[Prompt]: From the first line of the listing below, retype each line up to and including the one with "import seaborn as sns"; pictures stay out.
## start Input material
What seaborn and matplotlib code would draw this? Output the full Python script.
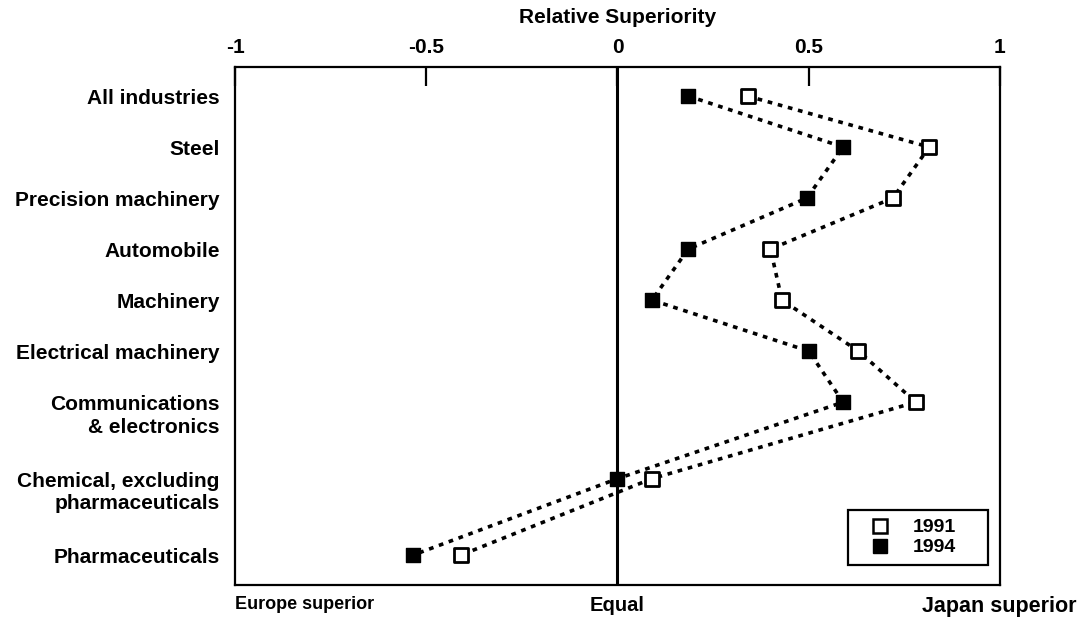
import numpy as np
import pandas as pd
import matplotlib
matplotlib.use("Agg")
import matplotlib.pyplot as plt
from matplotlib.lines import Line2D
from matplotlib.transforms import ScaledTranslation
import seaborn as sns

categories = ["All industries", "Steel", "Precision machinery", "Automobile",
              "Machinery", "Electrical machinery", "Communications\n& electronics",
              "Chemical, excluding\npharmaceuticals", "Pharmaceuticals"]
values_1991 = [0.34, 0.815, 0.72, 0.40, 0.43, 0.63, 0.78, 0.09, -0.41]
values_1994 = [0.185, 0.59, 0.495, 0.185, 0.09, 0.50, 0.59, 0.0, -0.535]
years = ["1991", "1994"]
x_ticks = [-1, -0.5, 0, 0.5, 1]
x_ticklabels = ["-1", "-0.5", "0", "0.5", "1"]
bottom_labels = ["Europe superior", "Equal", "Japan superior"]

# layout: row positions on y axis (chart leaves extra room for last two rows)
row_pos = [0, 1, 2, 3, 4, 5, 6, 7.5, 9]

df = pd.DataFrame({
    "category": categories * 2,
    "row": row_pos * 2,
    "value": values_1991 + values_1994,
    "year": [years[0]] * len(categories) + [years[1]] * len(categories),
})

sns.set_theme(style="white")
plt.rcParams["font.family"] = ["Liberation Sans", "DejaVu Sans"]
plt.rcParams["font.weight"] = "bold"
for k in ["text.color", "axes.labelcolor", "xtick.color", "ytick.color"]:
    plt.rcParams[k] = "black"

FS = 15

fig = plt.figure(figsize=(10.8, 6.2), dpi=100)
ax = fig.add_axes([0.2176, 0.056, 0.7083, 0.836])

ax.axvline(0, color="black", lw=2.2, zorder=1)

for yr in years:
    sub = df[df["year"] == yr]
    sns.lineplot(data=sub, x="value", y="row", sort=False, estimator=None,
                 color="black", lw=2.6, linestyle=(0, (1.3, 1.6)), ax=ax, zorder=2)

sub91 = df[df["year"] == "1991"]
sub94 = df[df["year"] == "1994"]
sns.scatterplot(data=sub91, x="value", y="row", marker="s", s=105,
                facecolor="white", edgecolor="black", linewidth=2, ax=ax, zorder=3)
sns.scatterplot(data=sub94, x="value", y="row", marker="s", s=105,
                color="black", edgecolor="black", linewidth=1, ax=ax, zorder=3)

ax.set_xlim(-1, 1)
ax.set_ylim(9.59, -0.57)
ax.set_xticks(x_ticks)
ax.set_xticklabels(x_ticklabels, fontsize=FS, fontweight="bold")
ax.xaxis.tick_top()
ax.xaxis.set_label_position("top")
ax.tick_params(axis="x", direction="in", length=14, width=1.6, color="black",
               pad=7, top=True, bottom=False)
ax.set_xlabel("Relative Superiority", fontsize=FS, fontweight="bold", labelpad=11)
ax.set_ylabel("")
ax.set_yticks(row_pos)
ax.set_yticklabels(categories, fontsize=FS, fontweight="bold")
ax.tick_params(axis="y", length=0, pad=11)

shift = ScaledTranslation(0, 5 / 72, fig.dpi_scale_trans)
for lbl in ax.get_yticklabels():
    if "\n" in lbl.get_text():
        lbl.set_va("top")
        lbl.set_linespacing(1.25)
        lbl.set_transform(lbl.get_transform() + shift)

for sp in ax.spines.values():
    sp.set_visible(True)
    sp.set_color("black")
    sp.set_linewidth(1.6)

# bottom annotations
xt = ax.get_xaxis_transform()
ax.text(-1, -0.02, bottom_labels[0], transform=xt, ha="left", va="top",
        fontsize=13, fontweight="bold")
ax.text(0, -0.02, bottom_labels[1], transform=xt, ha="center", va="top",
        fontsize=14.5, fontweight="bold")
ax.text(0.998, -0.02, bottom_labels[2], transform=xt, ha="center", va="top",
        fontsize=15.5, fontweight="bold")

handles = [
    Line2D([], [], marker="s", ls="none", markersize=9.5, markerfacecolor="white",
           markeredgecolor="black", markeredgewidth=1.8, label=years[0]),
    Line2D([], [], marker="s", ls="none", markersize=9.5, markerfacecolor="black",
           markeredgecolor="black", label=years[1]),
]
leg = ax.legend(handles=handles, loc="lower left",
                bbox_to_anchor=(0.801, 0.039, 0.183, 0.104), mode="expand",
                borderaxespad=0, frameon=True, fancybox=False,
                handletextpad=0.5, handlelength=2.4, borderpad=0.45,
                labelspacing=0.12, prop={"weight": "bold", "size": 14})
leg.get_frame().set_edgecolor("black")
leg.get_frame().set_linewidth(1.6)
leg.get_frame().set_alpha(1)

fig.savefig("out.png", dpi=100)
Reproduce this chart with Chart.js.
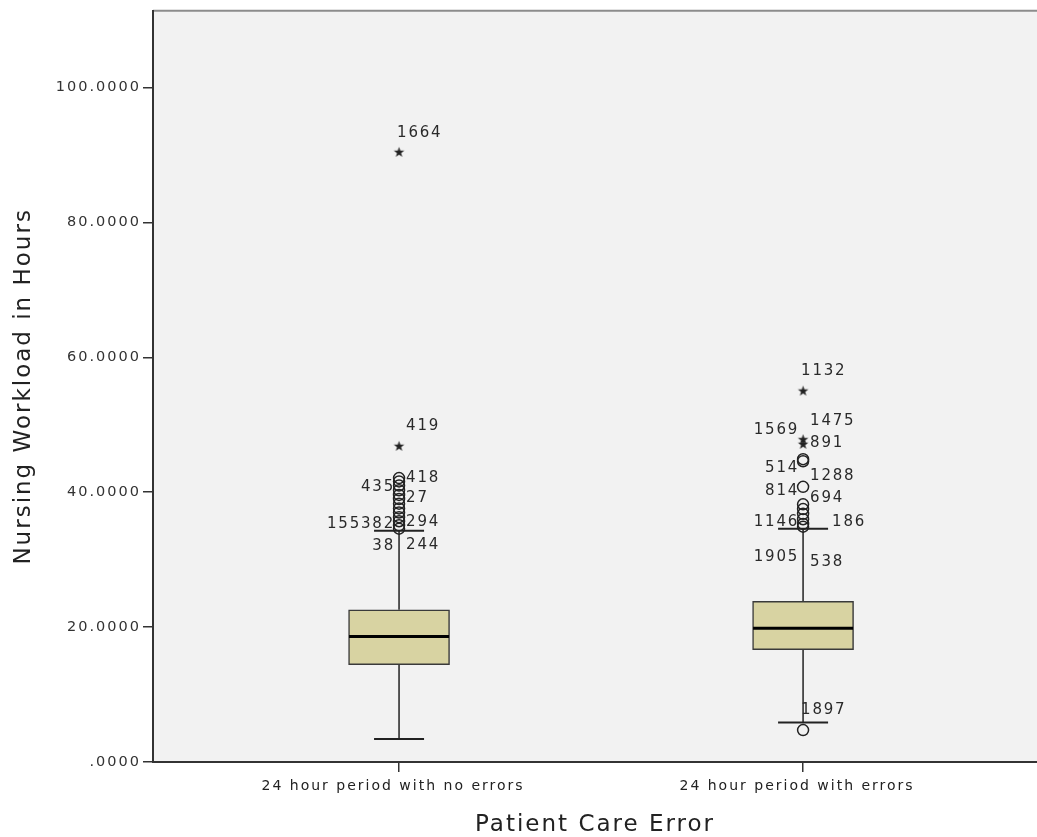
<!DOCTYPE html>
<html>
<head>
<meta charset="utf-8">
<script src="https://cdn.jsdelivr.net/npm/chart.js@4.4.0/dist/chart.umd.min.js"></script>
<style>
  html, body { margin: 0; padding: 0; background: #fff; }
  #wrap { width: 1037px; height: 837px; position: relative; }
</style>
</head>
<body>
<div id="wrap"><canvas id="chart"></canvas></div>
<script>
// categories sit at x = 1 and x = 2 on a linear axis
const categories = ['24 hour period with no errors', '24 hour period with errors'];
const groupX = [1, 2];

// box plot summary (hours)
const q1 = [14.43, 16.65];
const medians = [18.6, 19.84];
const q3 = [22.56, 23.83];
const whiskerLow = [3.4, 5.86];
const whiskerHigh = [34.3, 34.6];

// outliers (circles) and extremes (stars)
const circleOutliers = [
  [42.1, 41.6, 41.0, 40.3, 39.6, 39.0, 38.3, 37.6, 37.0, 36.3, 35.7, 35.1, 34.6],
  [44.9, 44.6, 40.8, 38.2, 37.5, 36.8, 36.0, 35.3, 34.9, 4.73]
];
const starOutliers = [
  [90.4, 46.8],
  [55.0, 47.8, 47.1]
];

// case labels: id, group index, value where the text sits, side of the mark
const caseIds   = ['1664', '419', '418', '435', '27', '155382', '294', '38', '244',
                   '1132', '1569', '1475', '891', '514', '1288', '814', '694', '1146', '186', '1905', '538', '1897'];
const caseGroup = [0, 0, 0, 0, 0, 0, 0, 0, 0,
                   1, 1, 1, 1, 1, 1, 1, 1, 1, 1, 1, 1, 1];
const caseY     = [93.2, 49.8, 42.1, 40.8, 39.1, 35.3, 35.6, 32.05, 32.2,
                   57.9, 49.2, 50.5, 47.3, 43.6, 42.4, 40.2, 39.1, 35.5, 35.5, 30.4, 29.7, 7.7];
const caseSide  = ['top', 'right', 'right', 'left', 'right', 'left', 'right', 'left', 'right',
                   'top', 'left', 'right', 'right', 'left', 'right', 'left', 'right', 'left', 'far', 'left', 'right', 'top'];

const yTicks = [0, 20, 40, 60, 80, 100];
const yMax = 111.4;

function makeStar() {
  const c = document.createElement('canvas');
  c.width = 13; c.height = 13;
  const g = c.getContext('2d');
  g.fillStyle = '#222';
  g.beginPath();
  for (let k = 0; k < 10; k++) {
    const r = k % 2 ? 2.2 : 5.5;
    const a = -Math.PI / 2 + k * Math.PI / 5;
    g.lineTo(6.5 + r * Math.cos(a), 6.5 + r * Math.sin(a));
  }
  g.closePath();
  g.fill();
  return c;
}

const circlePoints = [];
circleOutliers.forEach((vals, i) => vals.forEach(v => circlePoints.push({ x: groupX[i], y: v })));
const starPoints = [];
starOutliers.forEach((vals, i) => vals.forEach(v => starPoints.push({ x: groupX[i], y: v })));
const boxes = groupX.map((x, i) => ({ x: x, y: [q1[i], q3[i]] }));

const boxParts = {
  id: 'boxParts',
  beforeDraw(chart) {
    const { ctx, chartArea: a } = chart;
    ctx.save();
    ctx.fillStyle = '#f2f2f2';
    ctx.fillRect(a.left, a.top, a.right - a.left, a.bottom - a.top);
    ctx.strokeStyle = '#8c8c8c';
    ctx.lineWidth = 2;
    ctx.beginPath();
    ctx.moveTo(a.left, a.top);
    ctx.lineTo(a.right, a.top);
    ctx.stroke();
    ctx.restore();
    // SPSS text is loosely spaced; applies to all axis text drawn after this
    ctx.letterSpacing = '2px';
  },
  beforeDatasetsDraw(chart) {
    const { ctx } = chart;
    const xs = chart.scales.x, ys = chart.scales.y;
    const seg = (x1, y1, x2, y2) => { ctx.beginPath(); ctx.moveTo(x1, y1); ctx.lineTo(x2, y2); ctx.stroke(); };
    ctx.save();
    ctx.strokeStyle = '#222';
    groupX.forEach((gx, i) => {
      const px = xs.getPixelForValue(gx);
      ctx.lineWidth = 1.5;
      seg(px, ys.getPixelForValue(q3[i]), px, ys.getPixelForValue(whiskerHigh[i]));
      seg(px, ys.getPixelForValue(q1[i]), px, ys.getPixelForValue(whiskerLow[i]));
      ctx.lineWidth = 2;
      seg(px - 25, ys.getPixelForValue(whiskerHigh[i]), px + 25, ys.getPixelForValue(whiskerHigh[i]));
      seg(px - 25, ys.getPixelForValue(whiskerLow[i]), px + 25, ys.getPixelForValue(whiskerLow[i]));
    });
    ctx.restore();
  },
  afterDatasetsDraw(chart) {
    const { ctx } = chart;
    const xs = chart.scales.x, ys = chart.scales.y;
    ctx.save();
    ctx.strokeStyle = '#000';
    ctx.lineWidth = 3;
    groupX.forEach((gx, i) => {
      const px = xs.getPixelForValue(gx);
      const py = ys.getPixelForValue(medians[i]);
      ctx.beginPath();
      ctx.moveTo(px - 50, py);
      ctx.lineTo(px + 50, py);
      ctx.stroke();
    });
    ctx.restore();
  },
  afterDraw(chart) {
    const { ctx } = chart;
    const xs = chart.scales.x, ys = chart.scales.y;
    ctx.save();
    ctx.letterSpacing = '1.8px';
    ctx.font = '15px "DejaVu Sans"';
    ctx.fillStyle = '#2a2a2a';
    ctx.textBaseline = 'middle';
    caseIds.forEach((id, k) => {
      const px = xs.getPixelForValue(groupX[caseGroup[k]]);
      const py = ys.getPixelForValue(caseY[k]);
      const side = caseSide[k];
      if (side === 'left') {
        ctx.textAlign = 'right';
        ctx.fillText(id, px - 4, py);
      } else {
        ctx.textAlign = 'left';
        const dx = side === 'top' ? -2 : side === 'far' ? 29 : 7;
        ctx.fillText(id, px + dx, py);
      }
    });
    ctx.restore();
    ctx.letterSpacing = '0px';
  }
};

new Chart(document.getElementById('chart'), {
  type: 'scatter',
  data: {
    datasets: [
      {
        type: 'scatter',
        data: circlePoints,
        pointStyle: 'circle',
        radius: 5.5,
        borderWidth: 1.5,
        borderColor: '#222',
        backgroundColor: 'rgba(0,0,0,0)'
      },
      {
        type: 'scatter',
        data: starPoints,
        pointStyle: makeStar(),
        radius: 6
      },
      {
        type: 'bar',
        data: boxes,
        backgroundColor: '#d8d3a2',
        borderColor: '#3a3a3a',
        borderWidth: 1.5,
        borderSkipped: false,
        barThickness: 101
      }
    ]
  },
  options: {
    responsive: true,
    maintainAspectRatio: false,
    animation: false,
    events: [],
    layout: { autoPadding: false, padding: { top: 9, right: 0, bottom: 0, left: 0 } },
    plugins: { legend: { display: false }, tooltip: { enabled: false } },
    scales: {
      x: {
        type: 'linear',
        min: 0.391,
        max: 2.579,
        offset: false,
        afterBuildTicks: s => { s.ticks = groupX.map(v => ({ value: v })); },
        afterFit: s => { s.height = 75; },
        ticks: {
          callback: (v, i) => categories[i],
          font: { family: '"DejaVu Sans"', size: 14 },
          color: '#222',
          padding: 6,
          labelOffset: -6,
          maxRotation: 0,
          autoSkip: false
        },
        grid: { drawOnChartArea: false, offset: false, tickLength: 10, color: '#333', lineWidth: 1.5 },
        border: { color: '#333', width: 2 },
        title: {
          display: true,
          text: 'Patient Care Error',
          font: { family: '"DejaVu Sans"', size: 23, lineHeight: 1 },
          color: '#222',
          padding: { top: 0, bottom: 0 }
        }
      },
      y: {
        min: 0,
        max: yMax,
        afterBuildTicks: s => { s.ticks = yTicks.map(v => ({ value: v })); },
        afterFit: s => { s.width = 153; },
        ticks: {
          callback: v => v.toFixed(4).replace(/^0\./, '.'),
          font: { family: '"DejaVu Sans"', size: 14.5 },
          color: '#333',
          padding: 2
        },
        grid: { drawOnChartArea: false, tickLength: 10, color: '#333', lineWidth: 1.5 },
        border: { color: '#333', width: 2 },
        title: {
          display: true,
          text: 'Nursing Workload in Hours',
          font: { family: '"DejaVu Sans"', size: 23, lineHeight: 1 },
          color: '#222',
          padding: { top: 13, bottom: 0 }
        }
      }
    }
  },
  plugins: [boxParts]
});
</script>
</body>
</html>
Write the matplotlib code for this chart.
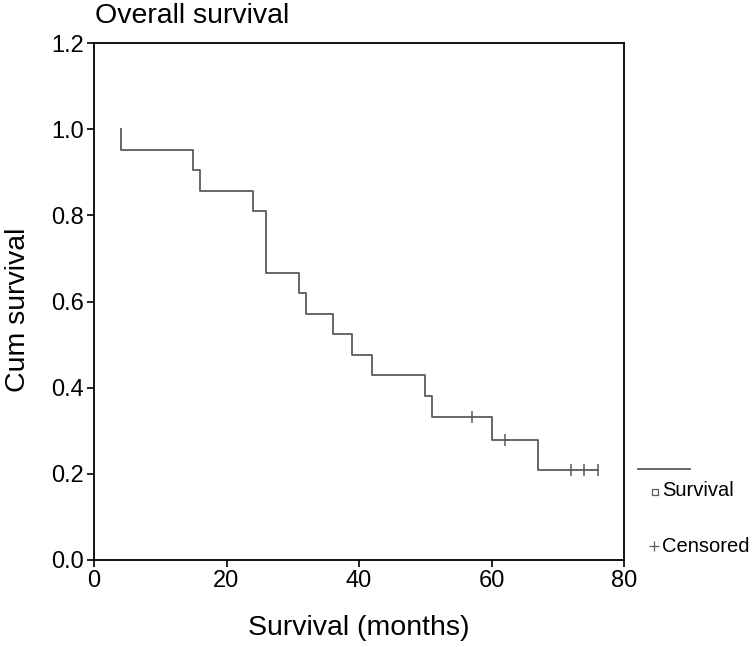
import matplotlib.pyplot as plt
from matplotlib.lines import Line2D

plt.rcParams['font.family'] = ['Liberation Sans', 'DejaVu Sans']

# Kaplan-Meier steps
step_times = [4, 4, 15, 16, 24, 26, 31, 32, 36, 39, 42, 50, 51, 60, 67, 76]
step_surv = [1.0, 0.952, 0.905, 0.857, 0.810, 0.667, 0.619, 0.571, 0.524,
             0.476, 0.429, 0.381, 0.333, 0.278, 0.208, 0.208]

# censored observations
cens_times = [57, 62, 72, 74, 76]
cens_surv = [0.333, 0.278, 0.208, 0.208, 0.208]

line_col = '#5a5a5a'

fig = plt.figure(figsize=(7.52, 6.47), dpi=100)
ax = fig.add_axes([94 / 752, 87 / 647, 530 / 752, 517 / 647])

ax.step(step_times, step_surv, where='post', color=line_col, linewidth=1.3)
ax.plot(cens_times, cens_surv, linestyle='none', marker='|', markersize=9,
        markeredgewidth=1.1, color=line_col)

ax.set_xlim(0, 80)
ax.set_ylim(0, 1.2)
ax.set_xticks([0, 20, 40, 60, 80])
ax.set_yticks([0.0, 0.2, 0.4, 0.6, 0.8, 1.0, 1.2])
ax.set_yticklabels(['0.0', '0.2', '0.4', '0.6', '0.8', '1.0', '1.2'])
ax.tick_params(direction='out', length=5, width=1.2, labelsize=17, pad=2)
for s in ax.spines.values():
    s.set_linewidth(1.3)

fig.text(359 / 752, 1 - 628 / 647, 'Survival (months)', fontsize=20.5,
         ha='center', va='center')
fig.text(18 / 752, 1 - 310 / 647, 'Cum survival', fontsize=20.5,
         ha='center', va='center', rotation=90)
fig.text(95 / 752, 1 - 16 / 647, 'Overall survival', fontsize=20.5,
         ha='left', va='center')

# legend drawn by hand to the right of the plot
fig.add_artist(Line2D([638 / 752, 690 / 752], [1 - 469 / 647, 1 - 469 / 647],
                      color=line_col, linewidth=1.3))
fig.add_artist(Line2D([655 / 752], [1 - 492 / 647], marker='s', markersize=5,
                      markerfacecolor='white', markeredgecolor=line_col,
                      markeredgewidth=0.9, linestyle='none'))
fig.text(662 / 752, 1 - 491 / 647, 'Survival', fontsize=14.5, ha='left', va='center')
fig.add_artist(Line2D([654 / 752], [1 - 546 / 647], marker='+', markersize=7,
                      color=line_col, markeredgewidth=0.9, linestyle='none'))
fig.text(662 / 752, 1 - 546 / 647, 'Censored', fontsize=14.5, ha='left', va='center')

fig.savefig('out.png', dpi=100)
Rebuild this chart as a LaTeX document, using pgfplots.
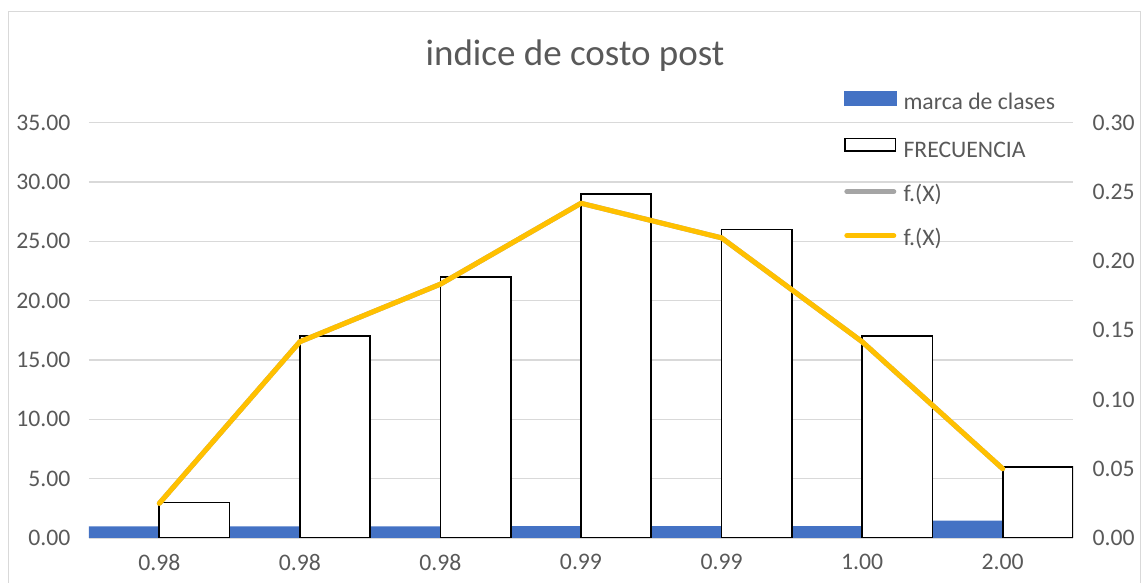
## end Input material
[Expected output]:
What seaborn and matplotlib code would draw this? Output the full Python script.
import numpy as np
import pandas as pd
import matplotlib
matplotlib.use("Agg")
import matplotlib.pyplot as plt
from matplotlib.lines import Line2D
from matplotlib.transforms import ScaledTranslation
import seaborn as sns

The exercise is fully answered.